Posted on Tuesday, July 5th, 2011


Cincinnati celebrated the 4th of July with a massive military parade.

150 Years Ago Amanda Wilson Wrote — July 4 – 11, 1861

July 4th, 1861 (Thurs.): Beautiful weather for the ‘Military Parade’, and they made a fine appearance.[1] How proudly and yet how sadly I looked upon them – terrible thoughts that they are thus prepared to fight their own brothers – yet – are almost sure to acknowledge them as such. Evening at home with Husband. May we soon have peace.

July 7, 1861 (Sun.): Very oppressive day. Some rain. Funeral procession of our volunteers passed our house in the afternoon. He accidently shot himself with his gun. His company marched in uniform.[2] At home all day. Evening out walking with Obed. Very bad cold.

July 8, 1861 (Mon.): A very cold raining morning, but clear and hot afternoon.
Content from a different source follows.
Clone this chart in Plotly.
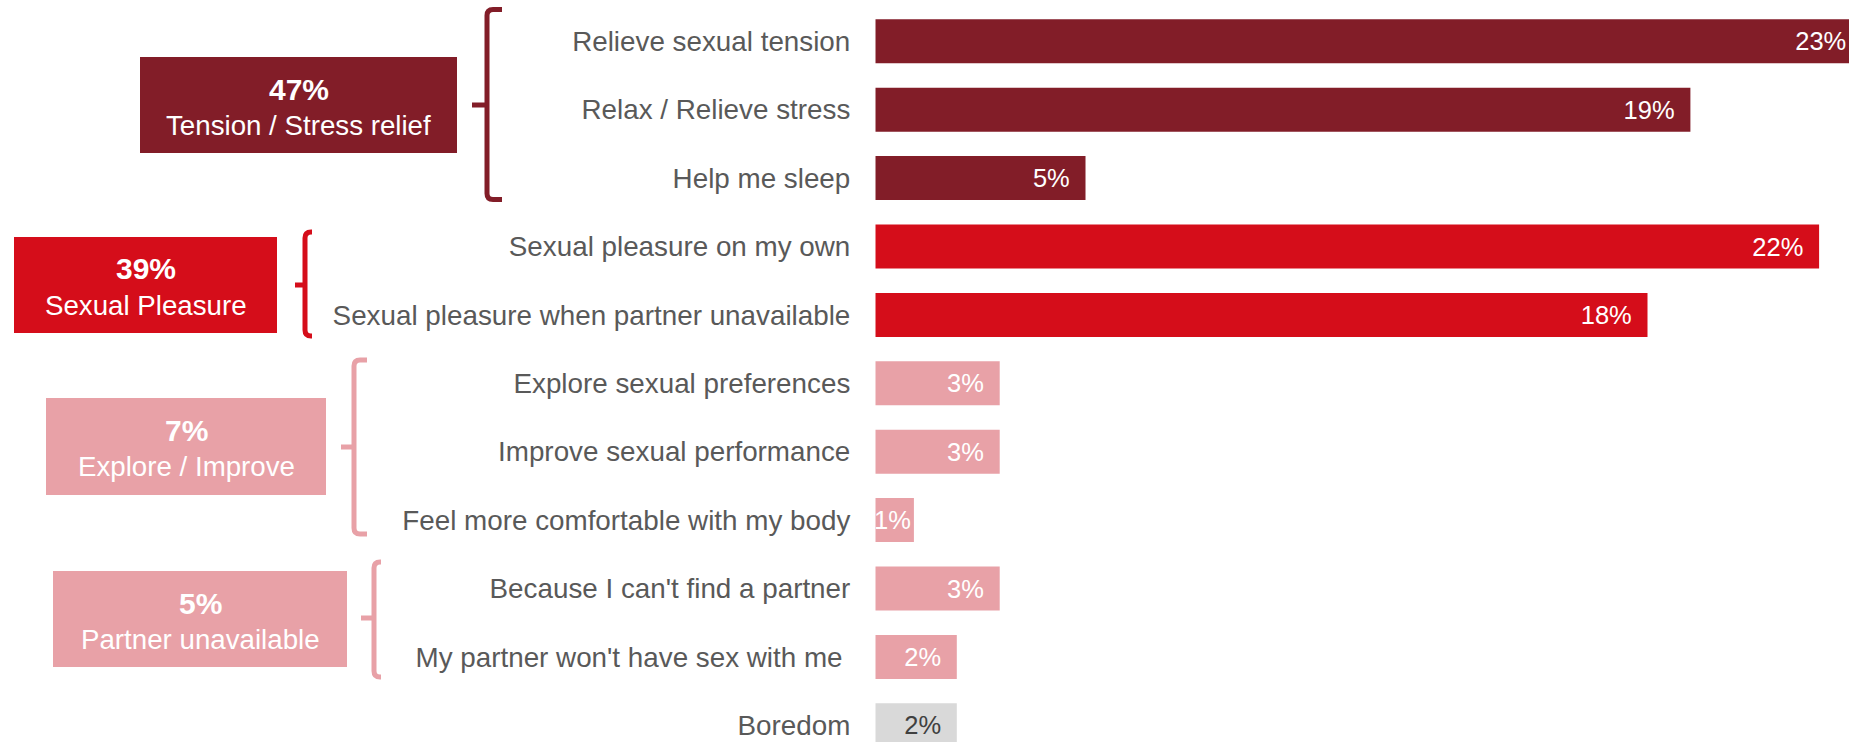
import plotly.graph_objects as go

# ---------------- data ----------------
categories = [
    "Relieve sexual tension",
    "Relax / Relieve stress",
    "Help me sleep",
    "Sexual pleasure on my own",
    "Sexual pleasure when partner unavailable",
    "Explore sexual preferences",
    "Improve sexual performance",
    "Feel more comfortable with my body",
    "Because I can't find a partner",
    "My partner won't have sex with me\u00a0",
    "Boredom",
]
values = [23.0, 19.0, 4.9, 22.0, 18.0, 2.9, 2.9, 0.9, 2.9, 1.9, 1.9]
value_labels = ["23%", "19%", "5%", "22%", "18%", "3%", "3%", "1%", "3%", "2%", "2%"]
bar_group = [0, 0, 0, 1, 1, 2, 2, 2, 3, 3, 4]

group_names = ["Tension / Stress relief", "Sexual Pleasure", "Explore / Improve", "Partner unavailable"]
group_totals = ["47%", "39%", "7%", "5%"]

# ---------------- style ----------------
PAGE_W, PAGE_H = 1849, 742
OFF = 0  # body margin removed by post_script
W, H = PAGE_W - OFF, PAGE_H - OFF
FONT = "Arial, 'Liberation Sans', sans-serif"
group_colors = ["#821D28", "#D50D1A", "#E8A1A7", "#E8A1A7", "#D9D9D9"]
label_colors = ["#FFFFFF", "#FFFFFF", "#FFFFFF", "#FFFFFF", "#404040"]

bar_colors = [group_colors[g] for g in bar_group]
text_colors = [label_colors[g] for g in bar_group]
PAD = "\u2002"
bar_texts = [t + (PAD if v >= 1.5 else "") for t, v in zip(value_labels, values)]

x0_px = 875.3          # page pixel of the value axis zero
px_per_unit = 42.9


def px(x):
    return (x - OFF) / W


def py(y):
    return 1 - (y - OFF) / H


fig = go.Figure()
fig.add_trace(go.Bar(
    y=categories,
    x=values,
    orientation="h",
    width=0.643,
    marker=dict(color=bar_colors, line=dict(width=0)),
    text=bar_texts,
    textposition="inside",
    insidetextanchor="end",
    constraintext="none",
    textangle=0,
    insidetextfont=dict(family=FONT, size=25.5, color=text_colors),
    hoverinfo="skip",
))

shapes = []
annotations = []

# group boxes (page pixel layout)
boxes = [
    (140, 57, 457, 153),
    (14, 237, 277, 333),
    (46, 398, 326, 495),
    (53, 571, 347, 667),
]
# brackets: xv, yt, yb, xr, xl, ym
brackets = [
    (487, 9.5, 199.5, 502, 472, 105),
    (305, 232, 336, 312, 295, 285),
    (354, 360, 534, 367, 341, 447),
    (374, 562, 677, 381, 361, 618),
]
for i, name in enumerate(group_names):
    c = group_colors[i]
    bx0, by0, bx1, by1 = boxes[i]
    shapes.append(dict(type="rect", xref="paper", yref="paper",
                       x0=px(bx0), x1=px(bx1), y0=py(by1), y1=py(by0),
                       fillcolor=c, line=dict(width=0), layer="below"))
    cx = (bx0 + bx1) / 2
    cy = (by0 + by1) / 2
    annotations.append(dict(xref="paper", yref="paper", x=px(cx), y=py(cy - 16),
                            text="<b>" + group_totals[i] + "</b>", showarrow=False,
                            xanchor="center", yanchor="middle",
                            font=dict(family=FONT, size=30, color="white")))
    annotations.append(dict(xref="paper", yref="paper", x=px(cx), y=py(cy + 20),
                            text=name, showarrow=False,
                            xanchor="center", yanchor="middle",
                            font=dict(family=FONT, size=27.7, color="white")))
    xv, yt, yb, xr, xl, ym = brackets[i]
    r = 6
    path = (f"M {px(xr)},{py(yt)} L {px(xv + r)},{py(yt)} Q {px(xv)},{py(yt)} {px(xv)},{py(yt + r)} "
            f"L {px(xv)},{py(yb - r)} Q {px(xv)},{py(yb)} {px(xv + r)},{py(yb)} L {px(xr)},{py(yb)} "
            f"M {px(xv)},{py(ym)} L {px(xl)},{py(ym)}")
    shapes.append(dict(type="path", xref="paper", yref="paper", path=path,
                       line=dict(color=c, width=5)))

row_h = 68.4
first_center = 41.3 - OFF
v_top = -first_center / row_h
v_bottom = v_top + H / row_h

fig.update_layout(
    width=W, height=H,
    margin=dict(l=0, r=0, t=0, b=0),
    paper_bgcolor="white", plot_bgcolor="white",
    showlegend=False,
    shapes=shapes,
    annotations=annotations,
    xaxis=dict(domain=[(x0_px - OFF) / W, 1], range=[0, (PAGE_W - x0_px) / px_per_unit],
               showgrid=False, zeroline=False, showticklabels=False, showline=False,
               fixedrange=True),
    yaxis=dict(type="category", categoryorder="array", categoryarray=categories,
               range=[v_bottom, v_top], showgrid=False, zeroline=False, showline=False,
               ticks="", ticklabelstandoff=24,
               tickfont=dict(family=FONT, size=27.8, color="#595959"),
               fixedrange=True),
    font=dict(family=FONT),
)

fig.write_html("out.html", config={"displayModeBar": False},
               post_script="document.body.style.margin='0px';document.body.style.overflow='hidden';")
At home all day, sewing, etc. Evening – out walking with Obed. Feeling badly from severe cold. Rumors of battles being fought.[3] How dark and cloudy everything looks. Our once happy country, who can tell what is in store for thee!


[1] Cincinnati Daily Gazette, 5 July 1861, p. 2. The 4th of July parade contained all of Cincinnati’s militia companies, combined into one formation. The Gazette wrote: “The above companies formed into line with remarkable precision, and although separate organizations, moving as if perfectly familiar with each other’s peculiar maneuvers, made one of the most imposing military pageants that we have ever witnessed in Cincinnati.” Obed Wilson’s militia unit, the Teachers’ Rifle Company, was the seventh command to pass the reviewing stand, as the entire formation was composed of 17 different companies. The Teachers’ Rifle Company consisted of 50 men, was armed with ‘Minié muskets’, and was led by Captain Locke.

[2] The Daily Times, 8 July 1861, p. 3. The Times noted the accident, writing: One of the Montgomery boys was accidently killed yesterday – a Mr. Johnson, of Company D. He was engaged in cleaning his gun, with the muzzle upon a rock, and the lock at full cock. The gun exploded, and there being no outlet for the charge, the barrel burst, and a portion penetrated the heart.”

[3] Cincinnati Daily Gazette, 8 July 1861, p. 1. The Gazette followed the activities occurring around the nation’s capital, writing: “The rumor current in Washington, today, that our troops have advanced within three miles of Fairfax, in incorrect.” The article corrected: “The grand army will advance three divisions.” The Gazette noted, “Where the three columns will combine cannot be stated, but we may venture to say that it will be a point beyond Fairfax Court House.” The story ended with: “An escaped slave reports the rebels at Fairfax retreating.”